Problem requirements:
In your copy, leave out the pictures; write out all the data exactly.

Data segment:
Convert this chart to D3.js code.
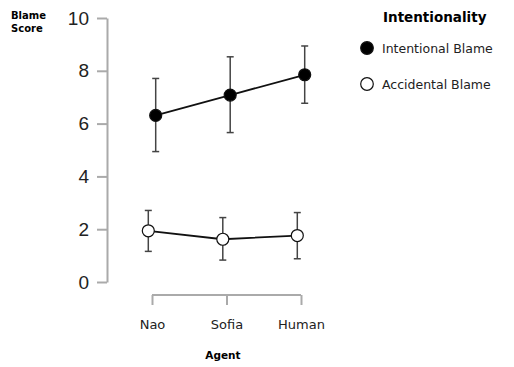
<!DOCTYPE html>
<html>
<head>
<meta charset="utf-8">
<script src="https://cdn.jsdelivr.net/npm/d3@7"></script>
<style>
body { margin: 0; background: #fff; }
.axis path, .axis line { stroke: #aaa; stroke-width: 2; }
</style>
</head>
<body>
<div id="chart"></div>
<script>
var agents = ["Nao", "Sofia", "Human"];
var seriesNames = ["Intentional Blame", "Accidental Blame"];
var intentionalMean = [6.31, 7.08, 7.85];
var intentionalLow = [4.94, 5.66, 6.77];
var intentionalHigh = [7.71, 8.53, 8.94];
var accidentalMean = [1.94, 1.62, 1.76];
var accidentalLow = [1.16, 0.83, 0.88];
var accidentalHigh = [2.71, 2.44, 2.63];
var yTicks = [0, 2, 4, 6, 8, 10];

var fullWidth = 514, fullHeight = 367;

var series = [
    { name: seriesNames[0], fill: "#000", dodge: 3.7,
      rows: agents.map((a, i) => ({ agent: a, mean: intentionalMean[i], lo: intentionalLow[i], hi: intentionalHigh[i] })) },
    { name: seriesNames[1], fill: "#fff", dodge: -3.7,
      rows: agents.map((a, i) => ({ agent: a, mean: accidentalMean[i], lo: accidentalLow[i], hi: accidentalHigh[i] })) }
];

var y = d3.scaleLinear().domain([0, 10]).range([282, 18]);
var x = d3.scalePoint().domain(agents).range([152, 301]);

var svg = d3.select("#chart").append("svg")
    .attr("width", fullWidth).attr("height", fullHeight);

// y axis
var yAxisG = svg.append("g").attr("class", "axis y")
    .attr("transform", "translate(107,0)")
    .call(d3.axisLeft(y).tickValues(yTicks).tickSize(10).tickSizeOuter(0).tickPadding(8));
yAxisG.selectAll("text")
    .style("font-family", "Liberation Sans, Arial, sans-serif")
    .style("font-size", "19px").attr("fill", "#222");

// x axis
var xAxisG = svg.append("g").attr("class", "axis x")
    .attr("transform", "translate(0,295)")
    .call(d3.axisBottom(x).tickSize(10).tickSizeOuter(0).tickPadding(15));
xAxisG.select(".domain").attr("d", "M" + x("Nao") + ",0H" + x("Human"));
xAxisG.selectAll("text")
    .style("font-family", "DejaVu Sans, Verdana, sans-serif")
    .style("font-size", "13px").attr("fill", "#222");

// axis titles
svg.append("text").attr("x", 11).attr("y", 19)
    .style("font-family", "DejaVu Sans, Verdana, sans-serif")
    .style("font-size", "10px").style("font-weight", "bold")
    .selectAll("tspan").data(["Blame", "Score"]).enter().append("tspan")
    .attr("x", 11).attr("dy", (d, i) => i ? 13 : 0).text(d => d);

svg.append("text").attr("x", 223).attr("y", 359).attr("text-anchor", "middle")
    .style("font-family", "DejaVu Sans, Verdana, sans-serif")
    .style("font-size", "10.5px").style("font-weight", "bold")
    .text("Agent");

var line = d3.line()
    .x(d => x(d.agent))
    .y(d => y(d.mean));

series.forEach(function (s) {
    var g = svg.append("g").attr("transform", "translate(" + s.dodge + ",0)");
    var eb = g.selectAll(".eb").data(s.rows).enter().append("g").attr("class", "eb");
    eb.append("line")
        .attr("x1", d => x(d.agent)).attr("x2", d => x(d.agent))
        .attr("y1", d => y(d.lo)).attr("y2", d => y(d.hi))
        .attr("stroke", "#444").attr("stroke-width", 1.5);
    ["lo", "hi"].forEach(function (k) {
        eb.append("line")
            .attr("x1", d => x(d.agent) - 3.5).attr("x2", d => x(d.agent) + 3.5)
            .attr("y1", d => y(d[k])).attr("y2", d => y(d[k]))
            .attr("stroke", "#444").attr("stroke-width", 1.5);
    });
    g.append("path").datum(s.rows)
        .attr("d", line).attr("fill", "none")
        .attr("stroke", "#111").attr("stroke-width", 1.8);
    g.selectAll("circle").data(s.rows).enter().append("circle")
        .attr("cx", d => x(d.agent)).attr("cy", d => y(d.mean))
        .attr("r", 6).attr("fill", s.fill)
        .attr("stroke", "#111").attr("stroke-width", 1.2);
});

// legend
svg.append("text").attr("x", 383).attr("y", 22)
    .style("font-family", "DejaVu Sans, Verdana, sans-serif")
    .style("font-size", "13.5px").style("font-weight", "bold")
    .text("Intentionality");

var leg = svg.selectAll(".leg").data(series).enter().append("g")
    .attr("class", "leg")
    .attr("transform", (d, i) => "translate(367," + (48 + i * 36) + ")");
leg.append("circle").attr("r", 6.3)
    .attr("fill", d => d.fill).attr("stroke", "#111").attr("stroke-width", 1.2);
leg.append("text").attr("x", 15).attr("y", 4.5)
    .style("font-family", "DejaVu Sans, Verdana, sans-serif")
    .style("font-size", "12.5px").attr("fill", "#222")
    .text(d => d.name);
</script>
</body>
</html>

Expected output:
Convert this chart to D3.js code.
<!DOCTYPE html>
<html>
<head>
<meta charset="utf-8">
<script src="https://cdn.jsdelivr.net/npm/d3@7"></script>
<style>
body { margin: 0; background: #fff; }
.axis path, .axis line { stroke: #aaa; stroke-width: 2; }
</style>
</head>
<body>
<div id="chart"></div>
<script>
var agents = ["Nao", "Sofia", "Human"];
var seriesNames = ["Intentional Blame", "Accidental Blame"];
var intentionalMean = [6.31, 7.08, 7.85];
var intentionalLow = [4.94, 5.66, 6.77];
var intentionalHigh = [7.71, 8.53, 8.94];
var accidentalMean = [1.94, 1.62, 1.76];
var accidentalLow = [1.16, 0.83, 0.88];
var accidentalHigh = [2.71, 2.44, 2.63];
var yTicks = [0, 2, 4, 6, 8, 10];

var fullWidth = 514, fullHeight = 367;

var series = [
    { name: seriesNames[0], fill: "#000", dodge: 3.7,
      rows: agents.map((a, i) => ({ agent: a, mean: intentionalMean[i], lo: intentionalLow[i], hi: intentionalHigh[i] })) },
    { name: seriesNames[1], fill: "#fff", dodge: -3.7,
      rows: agents.map((a, i) => ({ agent: a, mean: accidentalMean[i], lo: accidentalLow[i], hi: accidentalHigh[i] })) }
];

var y = d3.scaleLinear().domain([0, 10]).range([282, 18]);
var x = d3.scalePoint().domain(agents).range([152, 301]);

var svg = d3.select("#chart").append("svg")
    .attr("width", fullWidth).attr("height", fullHeight);

// y axis
var yAxisG = svg.append("g").attr("class", "axis y")
    .attr("transform", "translate(107,0)")
    .call(d3.axisLeft(y).tickValues(yTicks).tickSize(10).tickSizeOuter(0).tickPadding(8));
yAxisG.selectAll("text")
    .style("font-family", "Liberation Sans, Arial, sans-serif")
    .style("font-size", "19px").attr("fill", "#222");

// x axis
var xAxisG = svg.append("g").attr("class", "axis x")
    .attr("transform", "translate(0,295)")
    .call(d3.axisBottom(x).tickSize(10).tickSizeOuter(0).tickPadding(15));
xAxisG.select(".domain").attr("d", "M" + x("Nao") + ",0H" + x("Human"));
xAxisG.selectAll("text")
    .style("font-family", "DejaVu Sans, Verdana, sans-serif")
    .style("font-size", "13px").attr("fill", "#222");

// axis titles
svg.append("text").attr("x", 11).attr("y", 19)
    .style("font-family", "DejaVu Sans, Verdana, sans-serif")
    .style("font-size", "10px").style("font-weight", "bold")
    .selectAll("tspan").data(["Blame", "Score"]).enter().append("tspan")
    .attr("x", 11).attr("dy", (d, i) => i ? 13 : 0).text(d => d);

svg.append("text").attr("x", 223).attr("y", 359).attr("text-anchor", "middle")
    .style("font-family", "DejaVu Sans, Verdana, sans-serif")
    .style("font-size", "10.5px").style("font-weight", "bold")
    .text("Agent");

var line = d3.line()
    .x(d => x(d.agent))
    .y(d => y(d.mean));

series.forEach(function (s) {
    var g = svg.append("g").attr("transform", "translate(" + s.dodge + ",0)");
    var eb = g.selectAll(".eb").data(s.rows).enter().append("g").attr("class", "eb");
    eb.append("line")
        .attr("x1", d => x(d.agent)).attr("x2", d => x(d.agent))
        .attr("y1", d => y(d.lo)).attr("y2", d => y(d.hi))
        .attr("stroke", "#444").attr("stroke-width", 1.5);
    ["lo", "hi"].forEach(function (k) {
        eb.append("line")
            .attr("x1", d => x(d.agent) - 3.5).attr("x2", d => x(d.agent) + 3.5)
            .attr("y1", d => y(d[k])).attr("y2", d => y(d[k]))
            .attr("stroke", "#444").attr("stroke-width", 1.5);
    });
    g.append("path").datum(s.rows)
        .attr("d", line).attr("fill", "none")
        .attr("stroke", "#111").attr("stroke-width", 1.8);
    g.selectAll("circle").data(s.rows).enter().append("circle")
        .attr("cx", d => x(d.agent)).attr("cy", d => y(d.mean))
        .attr("r", 6).attr("fill", s.fill)
        .attr("stroke", "#111").attr("stroke-width", 1.2);
});

// legend
svg.append("text").attr("x", 383).attr("y", 22)
    .style("font-family", "DejaVu Sans, Verdana, sans-serif")
    .style("font-size", "13.5px").style("font-weight", "bold")
    .text("Intentionality");

var leg = svg.selectAll(".leg").data(series).enter().append("g")
    .attr("class", "leg")
    .attr("transform", (d, i) => "translate(367," + (48 + i * 36) + ")");
leg.append("circle").attr("r", 6.3)
    .attr("fill", d => d.fill).attr("stroke", "#111").attr("stroke-width", 1.2);
leg.append("text").attr("x", 15).attr("y", 4.5)
    .style("font-family", "DejaVu Sans, Verdana, sans-serif")
    .style("font-size", "12.5px").attr("fill", "#222")
    .text(d => d.name);
</script>
</body>
</html>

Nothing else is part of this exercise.